CRs can be enacted for part of a fiscal year (short-term CR) but can be extended or even enacted for the full year (full-year CR). CRs can also cover all or only select federal agencies, depending on the status of individual appropriations bills, and they can vary in their duration.

When Congress has passed full-year appropriations for some agencies and not others, the government is sometimes referred to as “partially funded.” When different CRs cover different agencies for different time periods, it is often called a “laddered” CR.

A “year-long” or “full-year” CR is when one or more federal agencies or programs are covered by a CR for the entire fiscal year. This has happened for all or some of the regular appropriations bills 15 times since 1977, three of which were in the 21st century: in FY2007, FY2011, and FY2013.

What’s the difference between a continuing resolution and a shutdown?

A CR is a legislative measure used by Congress to avert a government shutdown. A shutdown occurs when there is neither a full-year spending bill nor a CR in effect for a department or agency with expiring budget authority. For many parts of government, that expiration date occurs at least once annually at the end of the fiscal year. If a CR or a full-year deal is not in place when an agency’s budget authority expires, some federal agencies and programs agencies are required by the Congressional Budget and Impoundment and Control Act of 1974 to stop all programs or activities that are not critical to national security or the protection of lives or property.

How have continuing resolutions been used in the past?

CRs have become a regular tool for Congress, which repeatedly struggles to complete the annual appropriations process on time: Congress has enacted at least one CR in all but three of the past 47 fiscal years. From 2010 to 2022, policymakers passed 47 continuing resolutions ranging in duration from one to 176 days. From FY1998 to FY2023, an average of five CRs were enacted each fiscal year, though as many as 21 were implemented in one fiscal year (FY2001). In the 21st century, Congress has used CRs to provide funding for federal agencies for an average of five months each fiscal year, though lawmakers have also passed full-year CRs.

Why does Congress pass continuing resolutions?

Congress may pass a CR when it cannot reach political agreement on full-year funding, often due to divided party control in government.
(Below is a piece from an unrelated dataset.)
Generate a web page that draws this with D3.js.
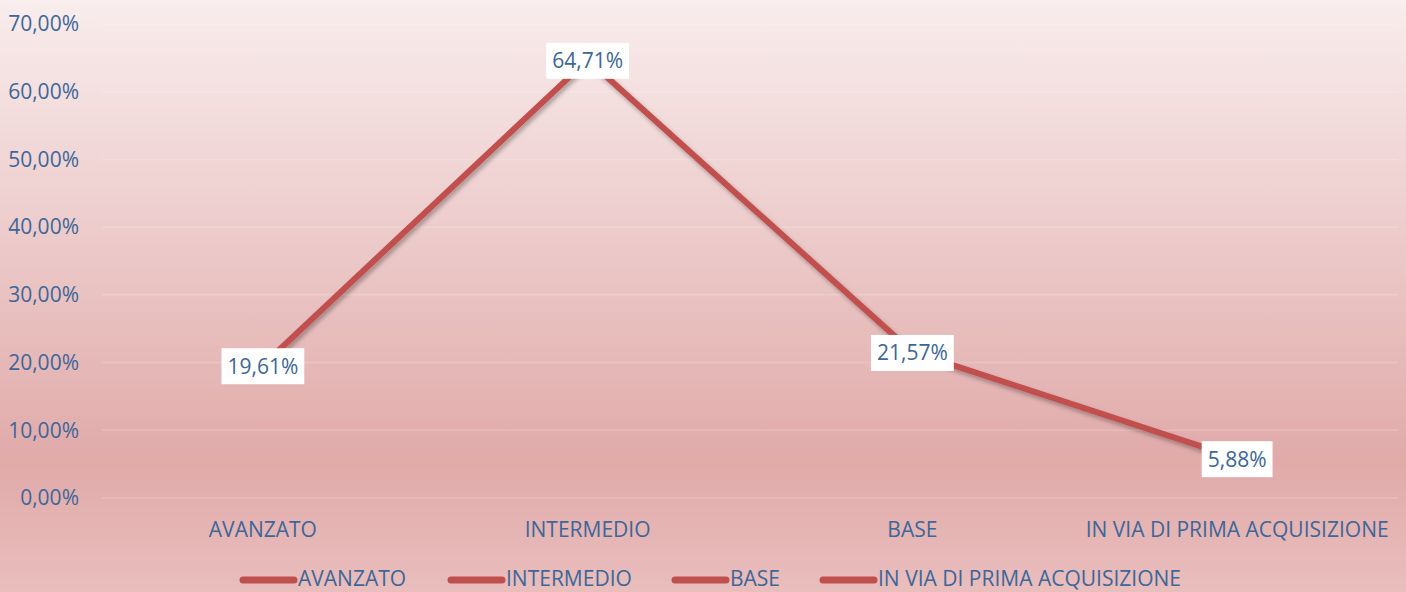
<!DOCTYPE html>
<html><head><meta charset="utf-8">
<script src="https://cdn.jsdelivr.net/npm/d3@7"></script>
<style>html,body{margin:0;padding:0;overflow:hidden;}svg{display:block;}</style>
</head><body>
<script>
const categories = ["AVANZATO","INTERMEDIO","BASE","IN VIA DI PRIMA ACQUISIZIONE"];
const values = [19.61, 64.71, 21.57, 5.88];
const yTicks = [0,10,20,30,40,50,60,70];
const legendItems = ["AVANZATO","INTERMEDIO","BASE","IN VIA DI PRIMA ACQUISIZIONE"];

const W = 1406, H = 592;
const font = "'Open Sans', sans-serif";
const fs = 21;
const textColor = "#3d6699";
const lineColor = "#c0504d";
const fmt = v => v.toFixed(2).replace(".", ",") + "%";

const svg = d3.select("body").append("svg").attr("width", W).attr("height", H);
const defs = svg.append("defs");
const g = defs.append("linearGradient").attr("id","bg").attr("x1",0).attr("y1",0).attr("x2",0).attr("y2",1);
g.append("stop").attr("offset","0").attr("stop-color","#f9eded");
g.append("stop").attr("offset","0.78").attr("stop-color","#e0aaa9");
g.append("stop").attr("offset","1").attr("stop-color","#e9bebd");
const f = defs.append("filter").attr("id","sh").attr("x","-10%").attr("y","-10%").attr("width","120%").attr("height","130%");
f.append("feDropShadow").attr("dx",2).attr("dy",3).attr("stdDeviation",2).attr("flood-color","#000").attr("flood-opacity",0.3);

svg.append("rect").attr("width",W).attr("height",H).attr("fill","url(#bg)");

const x = d3.scaleBand().domain(categories).range([100.5, 1399.5]);
const y = d3.scaleLinear().domain([0,70]).range([498, 24]);

// gridlines
svg.append("g").selectAll("line").data(yTicks).join("line")
  .attr("x1",102).attr("x2",1398)
  .attr("y1",d=>y(d)).attr("y2",d=>y(d))
  .attr("stroke","#ffffff").attr("stroke-opacity",0.18).attr("stroke-width",1.5);

// y axis
const yAxis = svg.append("g").attr("transform","translate(79,0)")
  .call(d3.axisLeft(y).tickValues(yTicks).tickSize(0).tickPadding(0).tickFormat(fmt));
yAxis.select(".domain").remove();
yAxis.selectAll("text").attr("font-family",font).attr("font-size",fs).attr("fill",textColor);

// x axis
const xAxis = svg.append("g").attr("transform","translate(0,518)")
  .call(d3.axisBottom(x).tickSize(0).tickPadding(0));
xAxis.select(".domain").remove();
xAxis.selectAll("text").attr("font-family",font).attr("font-size",fs).attr("fill",textColor).attr("dy","0.35em").attr("y",12);

// line
const line = d3.line().x((d,i)=>x(categories[i]) + x.bandwidth()/2).y(d=>y(d));
svg.append("path").datum(values).attr("d",line)
  .attr("fill","none").attr("stroke",lineColor).attr("stroke-width",6)
  .attr("stroke-linejoin","round").attr("filter","url(#sh)");

// labels
const lab = svg.append("g").selectAll("g").data(values).join("g")
  .attr("transform",(d,i)=>`translate(${x(categories[i]) + x.bandwidth()/2},${y(d)+1})`);
lab.append("rect").attr("x",-43).attr("y",-18).attr("width",86).attr("height",36).attr("fill","#fff");
lab.append("text").attr("text-anchor","middle").attr("dy","0.35em")
  .attr("font-family",font).attr("font-size",fs).attr("fill",textColor).text(fmt);
lab.each(function(d){
  const t = d3.select(this).select("text").node().getBBox();
  d3.select(this).select("rect").attr("x",-t.width/2-6).attr("width",t.width+12);
});

// legend
const legendX = [240, 448, 672, 820];
const lg = svg.append("g").selectAll("g").data(legendItems).join("g")
  .attr("transform",(d,i)=>`translate(${legendX[i]},579)`);
lg.append("line").attr("x1",3).attr("x2",54).attr("y1",1).attr("y2",1)
  .attr("stroke",lineColor).attr("stroke-width",7).attr("stroke-linecap","round");
lg.append("text").attr("x",58).attr("dy","0.35em").attr("font-family",font).attr("font-size",fs)
  .attr("fill",textColor).text(d=>d);
</script>
</body></html>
This includes failure to agree on any or all of the following:

  • The overall level of funding in the discretionary budget that Congress is required to pass annually (referred to as 302(a) allocations, named for the section of the 1974 Congressional Budget Act that governs the congressional budget process);
  • The subdivision of funding into the 12 appropriations bills, such as Defense, Agriculture, or Homeland Security (called 302(b) allocations); and
  • Policy provisions that are often included in appropriations bills and reflect non-budgetary priorities of the two parties, often referred to as policy “riders.”

Even when there is political agreement on some or all of the above, delays from the president, one chamber of Congress, or both chambers can prevent lawmakers from enacting full-year appropriations before October 1. For example, the House may not consider all of its appropriations bills by June 10 (required by law but without any penalty for lawmakers’ failure to act). These procedural delays can necessitate a CR even absent the political disputes outlined above.

What effects do continuing resolutions have on the federal government?

CRs can yield operational challenges and funding uncertainty for impacted agencies, including disruptions to financial planning, hiring staff, or beginning new projects and activities—demonstrating the difficulty of relying on CRs for federal budgeting. They can also place significant administrative burdens on federal agencies and waste taxpayer resources.

Many agencies’ programs may be limited or halted altogether under a CR. For instance:

  • The Department of Education cannot determine grant amounts for predominantly black institutions until Congress finalizes appropriations (whether full-year regular appropriations or a full-year CR), potentially causing delays in grant award notifications for these institutions.
  • The Department of Health and Human Services and its grantees can struggle to provide summer cooling assistance to households under the Low Income Home Energy Assistance Program (LIHEAP).
  • Property managers working with the Department of Agriculture on its Section 521 program providing rental assistance to rural tenants can experience weeks-long payment delays during a CR.
  • The Department of Commerce can delay or cancel critical field testing of modernized surveying technology, which can have negative downstream impacts on the quality of household and economic survey data that Congress, other government agencies, and the business community depend on.

In addition to these effects, the rate of spending during a CR can create problems even after full-year spending is passed, especially if it comes late in the fiscal year. For example, if the spending level is cut in an agency’s final appropriation, but the agency had been operating at a higher, prior-year annualized rate under the CR, it may have to drastically adjust operations during the latter months of the fiscal year to avoid overspending. This can mean sharp decreases in services, activities, or even stopping ongoing projects. Conversely, if the appropriation is at a higher level than covered during the CR, the agency may be incentivized to accelerate spending in the final months of the fiscal year, which can lead to wasteful spending on unneeded goods or services.

Just as important, a CR leaves federal agencies stuck on the funding levels and policy directives of the prior year, even though public needs and program priorities change on a consistent basis. For example, federal agencies are stuck in early 2024 on spending laws that were put in place in December 2022, over a year prior.

What are the effects of a CR that lasts the whole year?

Before FY2024 appropriations were completed in March 2024, some lawmakers had discussed enacting a year-long CR. Other lawmakers in both parties, and some federal officials, have pointed to the numerous ways in which a year-long CR—while preferable to a government shutdown—could disrupt federal agencies and programs:

A CR leaves federal agencies and departments with limited flexibility to adapt to shifting program needs and requirements, forcing programs to operate as if the current budget year is largely the same as the last one, when no two budget years are the same.